May I [...] remind you that in the course of last summer, at every meeting—particularly at the midday ones—I myself strongly emphasized the unavoidable necessity of viewing the National Socialist movement with goodwill and with an increasingly positive attitude, and that Hitler's chancellorship would represent the only way out.
— Ernst Brandi

Similarly, he also participated in Hitler's secret meeting with important German industrialists on 20 February 1933. In October 1934, Brandi, in response to a request from the treasurer of the Gau Westphalia-South, wrote to Gauleiter Josef Wagner a summary of financial contributions from private industry to the Nazi Party since 1 February 1932:

Meanwhile, I feel obliged to point out to you that the result can undoubtedly not give you an accurate picture, because—as I wish to tell you with complete frankness—certainly some contributions were made under the assurance of confidentiality. Through the letter from your Gau treasurer, many of my colleagues are placed in a highly embarrassing moral conflict: on one hand, they would gladly comply with the disclosure of contributions, but on the other hand, they feel bound by the promises they have given.
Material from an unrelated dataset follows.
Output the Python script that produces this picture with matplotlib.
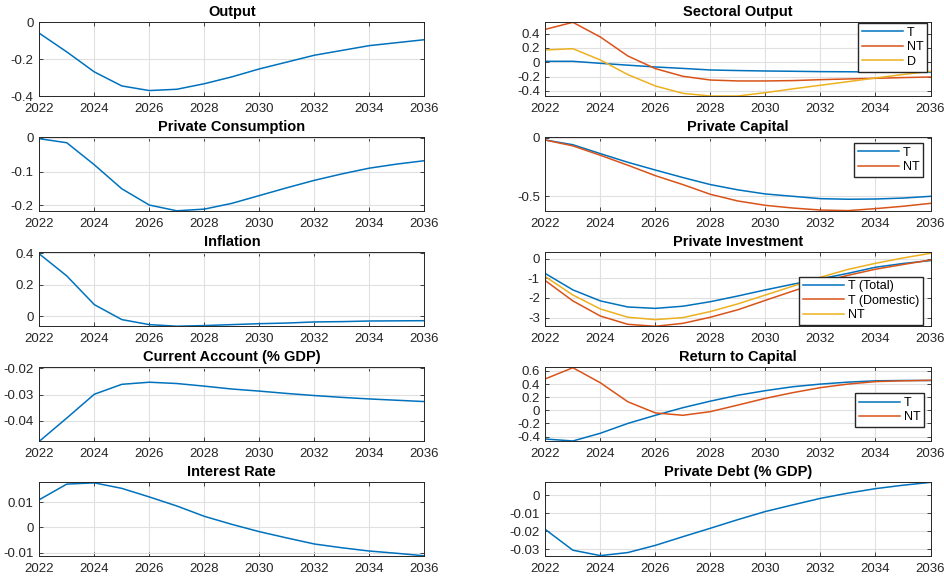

On 22 December 1934, Brandi became head of the Ruhr District Group of the Fachgruppe Steinkohlenbergbau (Technical Group for Bituminous Coal Mining). He was also active in numerous committees, such as the Social-Economic Committee of the Reichsgruppe Industrie, the advisory board of the Wirtschaftsgruppe Bergbau (Mining Economy Group), various joint organizations of the Ruhr mining industry, and on the board of the Verein deutscher Eisenhüttenleute (Association of German Iron and Steel Industrialists). In April 1937, Brandi requested release from the leadership of the Ruhr District Group from Reich Economics Minister Hjalmar Schacht due to work overload. On the evening of 14 October 1937, he suddenly collapsed at work and was admitted to the hospital in Dortmund, where he died on 22 October 1937. Numerous prominent figures from the Ruhr industrial sector, including Gustav Knepper, Albert Vögler, Fritz Thyssen, and Heinrich Wisselmann, attended the funeral ceremonies at the group administration and at the main cemetery.